Sunday, March 19, 2006

America's Cup. What's the use?

The America's Cup is by no doubt the biggest sailing event in terms of media coverage. It is the event that most non-sailors would cite when asked about sailing. For sailors it is the oldest match race event in the world. It is probably also the thoughest becasue it attracts the best sailing talent in the world. But what does America's Cup really mean for the sport of sailing? To name a few benefits of the Cup; it provides a public awareness for the sport, creates jobs for sailors, attracts sponsors to the sport, allows development and testing of new materials, directs lots of money to the sport.

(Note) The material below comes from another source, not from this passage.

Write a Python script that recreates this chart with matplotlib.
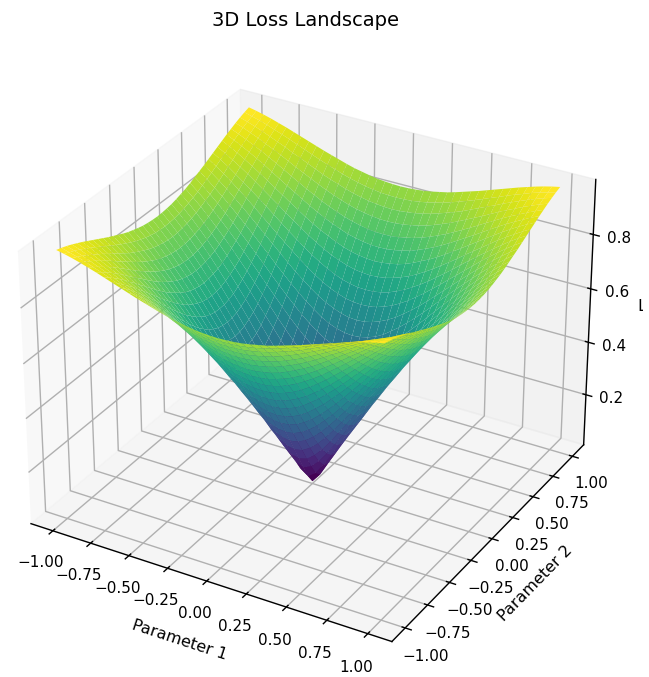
import numpy as np
import matplotlib
matplotlib.use("Agg")
import matplotlib.pyplot as plt
from matplotlib.transforms import Bbox

param_steps = [-1.0, -0.95, -0.9, -0.85, -0.8, -0.75, -0.7, -0.65, -0.6, -0.55, -0.5,
               -0.45, -0.4, -0.35, -0.3, -0.25, -0.2, -0.15, -0.1, -0.05, 0.0,
               0.05, 0.1, 0.15, 0.2, 0.25, 0.3, 0.35, 0.4, 0.45, 0.5,
               0.55, 0.6, 0.65, 0.7, 0.75, 0.8, 0.85, 0.9, 0.95, 1.0]

# loss for |param 1| and |param 2| from 0 to 1 in 0.05 steps.
# the bowl looks the same on all sides, so each row starts on the diagonal
loss_rows = [
    [0.015, 0.050, 0.100, 0.149, 0.199, 0.247, 0.296, 0.343, 0.389, 0.435, 0.479, 0.523, 0.565, 0.605, 0.644, 0.682, 0.717, 0.751, 0.783, 0.813, 0.841],
    [0.071, 0.112, 0.157, 0.205, 0.252, 0.299, 0.347, 0.392, 0.438, 0.481, 0.525, 0.566, 0.607, 0.646, 0.683, 0.718, 0.752, 0.784, 0.814, 0.842],
    [0.141, 0.179, 0.222, 0.266, 0.311, 0.356, 0.400, 0.445, 0.488, 0.530, 0.571, 0.611, 0.650, 0.687, 0.721, 0.755, 0.787, 0.816, 0.844],
    [0.210, 0.247, 0.288, 0.329, 0.372, 0.414, 0.456, 0.499, 0.540, 0.579, 0.619, 0.656, 0.693, 0.727, 0.760, 0.791, 0.820, 0.847],
    [0.279, 0.315, 0.353, 0.392, 0.432, 0.472, 0.513, 0.552, 0.591, 0.629, 0.665, 0.700, 0.734, 0.766, 0.797, 0.825, 0.852],
    [0.347, 0.381, 0.417, 0.455, 0.493, 0.530, 0.568, 0.605, 0.641, 0.677, 0.711, 0.743, 0.774, 0.804, 0.832, 0.858],
    [0.411, 0.445, 0.479, 0.515, 0.551, 0.586, 0.622, 0.656, 0.691, 0.723, 0.754, 0.784, 0.813, 0.839, 0.864],
    [0.475, 0.507, 0.540, 0.573, 0.607, 0.640, 0.673, 0.705, 0.736, 0.766, 0.795, 0.823, 0.848, 0.872],
    [0.536, 0.566, 0.597, 0.629, 0.660, 0.691, 0.721, 0.751, 0.779, 0.807, 0.833, 0.858, 0.881],
    [0.594, 0.623, 0.653, 0.682, 0.711, 0.739, 0.767, 0.794, 0.820, 0.844, 0.868, 0.890],
    [0.650, 0.677, 0.704, 0.731, 0.758, 0.784, 0.809, 0.834, 0.857, 0.879, 0.899],
    [0.702, 0.727, 0.752, 0.777, 0.802, 0.825, 0.848, 0.870, 0.890, 0.909],
    [0.751, 0.774, 0.797, 0.819, 0.841, 0.862, 0.883, 0.902, 0.919],
    [0.795, 0.816, 0.837, 0.858, 0.877, 0.895, 0.913, 0.929],
    [0.836, 0.855, 0.874, 0.892, 0.909, 0.925, 0.939],
    [0.873, 0.890, 0.906, 0.921, 0.936, 0.949],
    [0.905, 0.919, 0.933, 0.946, 0.958],
    [0.933, 0.945, 0.957, 0.967],
    [0.956, 0.966, 0.975],
    [0.974, 0.982],
    [0.988],
]

plt.rcParams['grid.linewidth'] = 1.0
plt.rcParams['axes.linewidth'] = 1.0
plt.rcParams['xtick.major.width'] = 1.0
plt.rcParams['ytick.major.width'] = 1.0

quad = np.zeros((21, 21))
for i, row in enumerate(loss_rows):
    quad[i, i:] = row
    quad[i:, i] = row
loss = np.vstack([quad[:0:-1], quad])
loss = np.hstack([loss[:, :0:-1], loss])
X, Y = np.meshgrid(param_steps, param_steps)

fig = plt.figure(figsize=(6.49, 6.77), dpi=100)
ax = fig.add_axes([-0.027, -0.008, 0.99, 0.95], projection='3d')
ax.plot_surface(X, Y, loss, cmap='viridis', rstride=1, cstride=1, linewidth=0)
ax.set_zlim(0.006, 0.999)
ax.set_xlabel("Parameter 1", fontsize=11.5, labelpad=9)
ax.set_ylabel("Parameter 2", fontsize=11.5, labelpad=8)
ax.set_zlabel("Loss", fontsize=11.5, labelpad=8)
# the source image is cropped through this label, only the stem of the L shows
ax.zaxis.label.set_clip_box(Bbox([[0, 0], [643, 677]]))
ax.zaxis.label.set_clip_on(True)
ax.tick_params(labelsize=11)
ax.tick_params(axis='x', pad=5)
ax.tick_params(axis='y', pad=5)
fig.text(0.47, 0.97, "3D Loss Landscape", ha='center', va='center', fontsize=14)
plt.savefig("out.png")
plt.close()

This all sounds great but I still have my doubts. Surely the Cup attracts people's attention and creates lots of jobs and basically a market of its own. But most of this stays limited with the Cup itself. I have to keep asking myself, what is the real benefit to the sport? Does the Cup support new and upcoming talent? Not really. Does it help us increase the number of sailors around the globe? Maybe just remotely. Does it really make sailing more popular? In contrast, I think it portrays sailing as the "rich man's" sport.
Don't get me wrong, I don't think America's Cup is not a good thing. I'm just thinking that it could provide much more to the sport then it currently does. I mean it is just ridicoulus that the budget of a Cup syndicate soars around 20-50 million dollars. Think what one could do with all that money for sailing? How many Optimists you could buy, or how many athletes you could support for their Olympic campaign, how many TV shows you could produce. Obviously it is America's Cup that attracts this type of money and it wouldn't be there for the things that I just listed. But, here is the idea: Let each America's Cup team spend 1% of their budget really for supporting sailing and sailors; let them sponsor one or two Olympic sailors, buy few Optimists for their local club, take couple of youngsters on board....let them do something more for the sport!